“Não vai ter um centímetro demarcado para terras indígenas e quilombolas.” A frase de Jair Bolsonaro, durante palestra no Clube Sociedade Hebraica, em abril de 2017, era mais do que uma pontual promessa de sua antecipada campanha para presidente. O tom agressivo com que a pronunciou indicava que seu governo, para usar uma linguagem comum aos militares, não trataria os povos originários como aliados, mas inimigos.
Uma vez na Presidência, Bolsonaro continuou a hostilidade em relação aos indígenas. Não bastava a paralisação da demarcação de terras, ele queria também a legalização do garimpo nas áreas já concedidas, declaração feita repetidas vezes e que encorajou garimpeiros a avançar sobre o espaço das tribos, como vem ocorrendo agora com os yanomamis, em Roraima.

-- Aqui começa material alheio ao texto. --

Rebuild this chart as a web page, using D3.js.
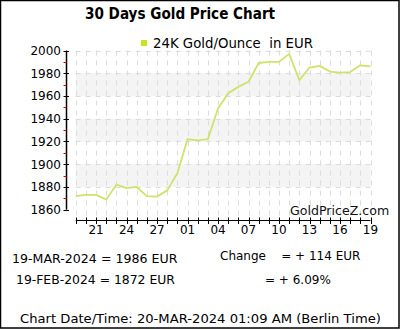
<!DOCTYPE html>
<html><head><meta charset="utf-8">
<script src="https://cdn.jsdelivr.net/npm/d3@7"></script>
<style>body{margin:0;background:#fff}svg{display:block}text{font-family:"DejaVu Sans",Verdana,sans-serif;white-space:pre}</style>
</head><body><div id="c"></div>
<script>
const dates = ["2024-02-19","2024-02-20","2024-02-21","2024-02-22","2024-02-23","2024-02-24","2024-02-25","2024-02-26","2024-02-27","2024-02-28","2024-02-29","2024-03-01","2024-03-02","2024-03-03","2024-03-04","2024-03-05","2024-03-06","2024-03-07","2024-03-08","2024-03-09","2024-03-10","2024-03-11","2024-03-12","2024-03-13","2024-03-14","2024-03-15","2024-03-16","2024-03-17","2024-03-18","2024-03-19"];
const prices = [1872,1873,1873,1869,1882,1879,1880,1872,1871.5,1877,1892,1922,1921,1922,1949,1962.5,1968,1972.5,1989,1990,1990,1997,1974,1985,1986.5,1981.5,1980.5,1981,1987,1986];
const yTicks = [1860,1880,1900,1920,1940,1960,1980,2000];
const yMinor = [1870,1890,1910,1930,1950,1970,1990];
const bands = [[1880,1900],[1920,1940],[1960,1980]];
const xTickDates = ["2024-02-21","2024-02-24","2024-02-27","2024-03-01","2024-03-04","2024-03-07","2024-03-10","2024-03-13","2024-03-16","2024-03-19"];
const title = "30 Days Gold Price Chart";
const legendLabel = "24K Gold/Ounce  in EUR";
const infoLines = ["19-MAR-2024 = 1986 EUR","19-FEB-2024 = 1872 EUR"];
const changeLines = ["Change    = + 114 EUR","= + 6.09%"];
const footer = "Chart Date/Time: 20-MAR-2024 01:09 AM (Berlin Time)";
const watermark = "GoldPriceZ.com";

const W=400,H=330;
const parse = d3.utcParse("%Y-%m-%d");
const data = dates.map((d,i)=>({d:parse(d),v:prices[i]}));
const svg = d3.select("#c").append("svg").attr("width",W).attr("height",H);
svg.append("rect").attr("x",0.5).attr("y",0.5).attr("width",W-1.5).attr("height",H-2.5)
  .attr("fill","#fff").attr("stroke","#000").attr("stroke-width",1.5);

const x = d3.scaleUtc().domain([data[0].d,data[data.length-1].d]).range([75.7,370.5]);
const y = d3.scaleLinear().domain([1860,2000]).range([209.7,50.5]);

svg.selectAll(".band").data(bands).join("rect")
  .attr("x",x.range()[0]).attr("width",x.range()[1]-x.range()[0])
  .attr("y",d=>y(d[1])).attr("height",d=>y(d[0])-y(d[1])).attr("fill","#f4f4f4");
svg.selectAll(".vg").data(data).join("line")
  .attr("x1",d=>Math.round(x(d.d))+0.5).attr("x2",d=>Math.round(x(d.d))+0.5)
  .attr("y1",y(2000)).attr("y2",220).attr("stroke","#dcdcdc").attr("stroke-dasharray","5,5");
svg.selectAll(".hg").data(yTicks.slice(1)).join("line")
  .attr("x1",x.range()[0]).attr("x2",x.range()[1])
  .attr("y1",d=>Math.round(y(d))+0.5).attr("y2",d=>Math.round(y(d))+0.5)
  .attr("stroke","#dcdcdc").attr("stroke-dasharray","5,5");

const ya = svg.append("g");
ya.append("line").attr("x1",66.5).attr("x2",66.5).attr("y1",y(2000)).attr("y2",y(1860)).attr("stroke","#000").attr("stroke-width",1.5);
ya.selectAll(".mt").data(yTicks).join("line").attr("x1",63.5).attr("x2",69)
  .attr("y1",d=>Math.round(y(d))+0.5).attr("y2",d=>Math.round(y(d))+0.5).attr("stroke","#000");
ya.selectAll(".mn").data(yMinor).join("line").attr("x1",63.5).attr("x2",66.5)
  .attr("y1",d=>Math.round(y(d))+0.5).attr("y2",d=>Math.round(y(d))+0.5).attr("stroke","#e00000");
ya.selectAll("text").data(yTicks).join("text").attr("x",61).attr("y",d=>y(d)+4.5)
  .attr("text-anchor","end").attr("font-size",12).text(d=>d);

const xa = svg.append("g");
xa.append("line").attr("x1",x.range()[0]).attr("x2",x.range()[1]).attr("y1",220.5).attr("y2",220.5).attr("stroke","#000").attr("stroke-width",1.2);
xa.selectAll(".xt").data(data).join("line")
  .attr("x1",d=>Math.round(x(d.d))+0.5).attr("x2",d=>Math.round(x(d.d))+0.5)
  .attr("y1",217.5).attr("y2",224).attr("stroke","#000");
xa.selectAll("text").data(xTickDates).join("text").attr("x",d=>x(parse(d))).attr("y",234)
  .attr("text-anchor","middle").attr("font-size",12).text(d=>d3.utcFormat("%d")(parse(d)));

svg.append("path").datum(data).attr("fill","none").attr("stroke","#cfe36a").attr("stroke-width",1.8)
  .attr("stroke-linejoin","round")
  .attr("d",d3.line().x(d=>x(d.d)).y(d=>y(d.v)));

svg.append("text").attr("x",85).attr("y",19).attr("font-size",15.1).attr("font-weight","bold")
  .style("font-family","'DejaVu Sans Condensed','DejaVu Sans',sans-serif").text(title);
svg.append("rect").attr("x",141).attr("y",40).attr("width",6).attr("height",6).attr("fill","#c5e31e");
svg.append("text").attr("x",153).attr("y",48).attr("font-size",13.3).text(legendLabel);

svg.append("text").attr("x",290).attr("y",215).attr("font-size",12.6).attr("fill","#111").text(watermark);

svg.append("text").attr("x",12).attr("y",263).attr("font-size",12.6).text(infoLines[0]);
svg.append("text").attr("x",16).attr("y",284).attr("font-size",12.4).text(infoLines[1]);
svg.append("text").attr("x",220).attr("y",260).attr("font-size",12).text(changeLines[0]);
svg.append("text").attr("x",265).attr("y",284).attr("font-size",12).text(changeLines[1]);
svg.append("text").attr("x",20).attr("y",323).attr("font-size",13.15).text(footer);
</script></body></html>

O ataque do atual presidente ocorreu até mesmo na Assembleia das Nações Unidas. Em setembro do ano passado, Bolsonaro culpou os indígenas pelas queimadas nas florestas brasileiras, uma declaração que segundo o Conselho Indigenista Missionário (Cimi), “demonstra a má-fé, o preconceito e a irresponsabilidade do presidente do Brasil perante outras nações”. Não poderia haver, portanto, momento pior para os indígenas brasileiros enfrentarem uma doença mortal como a Covid-19.
Proteção necessária, mas vetada
Diferentes instituições alertaram para a necessidade de uma proteção especial a essas populações diante do novo coronavírus. Ainda em abril de 2020, o Ministério Público Federal do Distrito Federal (MPF-DF) recomendou que o Ministério da Saúde adotasse uma série de medidas , como a inclusão dos indígenas em grupo prioritário de vacinação contra gripe, o fornecimento de alimentos e produtos de higiene e a distribuição de insumos laboratoriais, como testes PCR e sorologia, e respiradores.
O Congresso Nacional também fez sua parte. Naquele mesmo mês, foi apresentado na Câmara, após articulação das deputadas federais Professora Rosa Neide (PT-MT), Talíria Petrone (PSol-RJ) e Joenia Wapichana (REDE-RR), projeto de lei criando o Plano Emergencial para Enfrentamento ao coronavírus nos territórios indígenas, prevendo várias das medidas propostas pelo MPF.
Porém, quando sancionou o plano, em julho de 2020, Bolsonaro vetou vários trechos, como os que obrigam o governo a fornecer às aldeias água potável, cestas básicas e materiais de limpeza e de desinfecção, além de garantir a oferta emergencial de leitos hospitalares e de terapia intensiva para essas comunidades. Ao justificar o veto à água potável, o vice-presidente Hamilton Mourão disse que os indígenas podiam beber água dos rios (veja no vídeo abaixo).
Partidos de oposição recorreram ao Supremo Tribunal Federal (STF), que ordenou o governo Bolsonaro a cumprir as medidas previstas no projeto. Mas, segundo as principais lideranças indígenas do país, o Executivo pouco fez. Dados de dezembro de 2020 apontavam que a mortalidade por Covid-19 entre indígenas era 16% maior que a do restante da população. E, em março deste ano, a doença já havia afetado 163 povos e matado mais de mil indígenas, incluindo importantes líderes, como Gerson Pataxó e Aritana Yawalapiti.
Denúncia e retaliação
A situação levou a Articulação dos Povos Indígenas do Brasil (APIB) a produzir uma série de filmes denunciando ao mundo o ataque sofrido por essas populações no Brasil. Um dos episódios, no qual se pedem medidas contra o avanço dos garimpos, das queimadas, do agronegócio e da Covid-19 sobre terras indígenas, foi denominado Genocídio (assista aqui).
Neste ano, o governo Bolsonaro reagiu ao clamor dos indígenas. Por meio da Casa Civil, encomendou a servidores federais que reúnam argumentos que ajudem a defender Jair Bolsonaro da acusação de promover “genocídio indígena”, expressão que compõe o item 15 da lista de crimes do governo durante a pandemia e que deu origem a esta série Réu confesso. Já por meio da Funai, processou a APIB e uma de suas coordenadoras, Sonia Guajajara, por ter produzido a série de filmes, acusando-as de difamação.